Using a machine that dispenses the fragrance of oranges, Martin and wife Janice, who handles the marketing end of the business, have gotten a similar response at trade shows. "You can watch people as they walk along," Janice Martin reports. "All of a sudden, they come to a stop with this glazed look on their face. ... Just by using the scent of oranges, we are able to bring customers to us."

Victoria's Secret has contracted with the company for an electric perfume sampler that issues a selection of its signature fragrance at the push of a button. "If you ask salespeople at cosmetic counters how many perfumes customers generally test, most of them will tell you that they test one or two before getting distracted and moving on," she says.

With the Fragrance Technology sampler, however, the perfume is dispensed in an evaporative form. "So you're not penalized by having to wear a smell you might not like," she says, adding that the perfume tester's push-button technology makes it well-suited for use in kiosks.

There have been other applications as well. Fragrance Technologies recently worked with Ford Motor Co. on a plant tour simulating automobile production. "They were really excited about the smells because that was the one aspect that previously had been missing," Janice Martin says.

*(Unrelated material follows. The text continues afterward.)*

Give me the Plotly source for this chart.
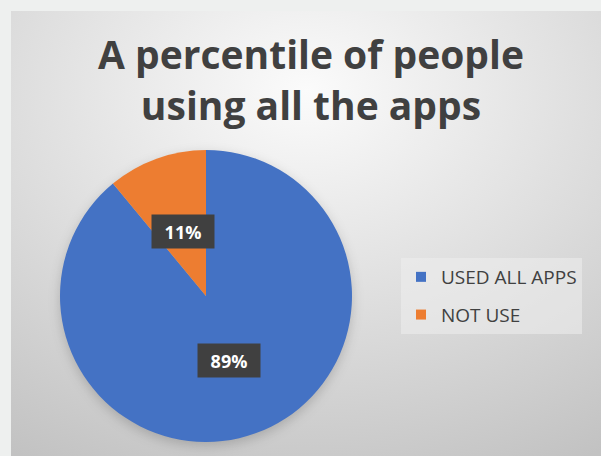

The tour, which traces the production process from inception to completion, incorporates four fragrances: oily machinery; leather; paint; and fresh air, for when the car is actually driven off the assembly line and into the outdoors.

And for Busch Gardens in Tampa, Fla., the company provided jungle smells for the Edge of Africa area, as well as a wood-fire aroma at campsites.

David Martin explains that smell is the one sense directly tied to our recollections of the past -- we are "hard-wired" to smell, so it involves no cognitive memory. Thus, it's hardly surprising that we react as strongly as we do to smell. "If you look at the history of advertising, the visual side has been exploited to its extreme," he says. "In audio advertising as well, we are very sophisticated and jaded. But when it comes to our sense of smell, we're all still in kindergarten."

Often, for example, we sing the praises of a particular food without realizing that we're in fact responding to its smell, not its taste. "That's because we can really only taste foods that are sweet, sour, bitter or salty," he says. "If it's not one of those four, then it is your nose working for you."

He notes that, in today's fast-paced society, where practically everything is stuck in the microwave and eaten on the run, a viable market exists for home-cooked smells. "Food vendors especially want their customers to think their products are so good that they just naturally emmanate this wonderful smell," he says.

Smell Blitz! food fragrances run the gamut, with no shortage of selection: from Pizza #1 (good, spicy notes), Pizza #2 (better rendition) and Pizza #3 (best rendition), to grilled onions, buttered popcorn and barbecue ribs.

Janice Martin notes that the most significant benefit of fragrance technology is perhaps the simplest: If something smells nice and makes you feel good, whatever the experience, you're simply going to enjoy it more. "Fragrance technology not only enhances the shopping experience but actually adds another dimension," she says. "It's almost like introducing a car into the marketplace when, in the past, everybody has been riding a horse."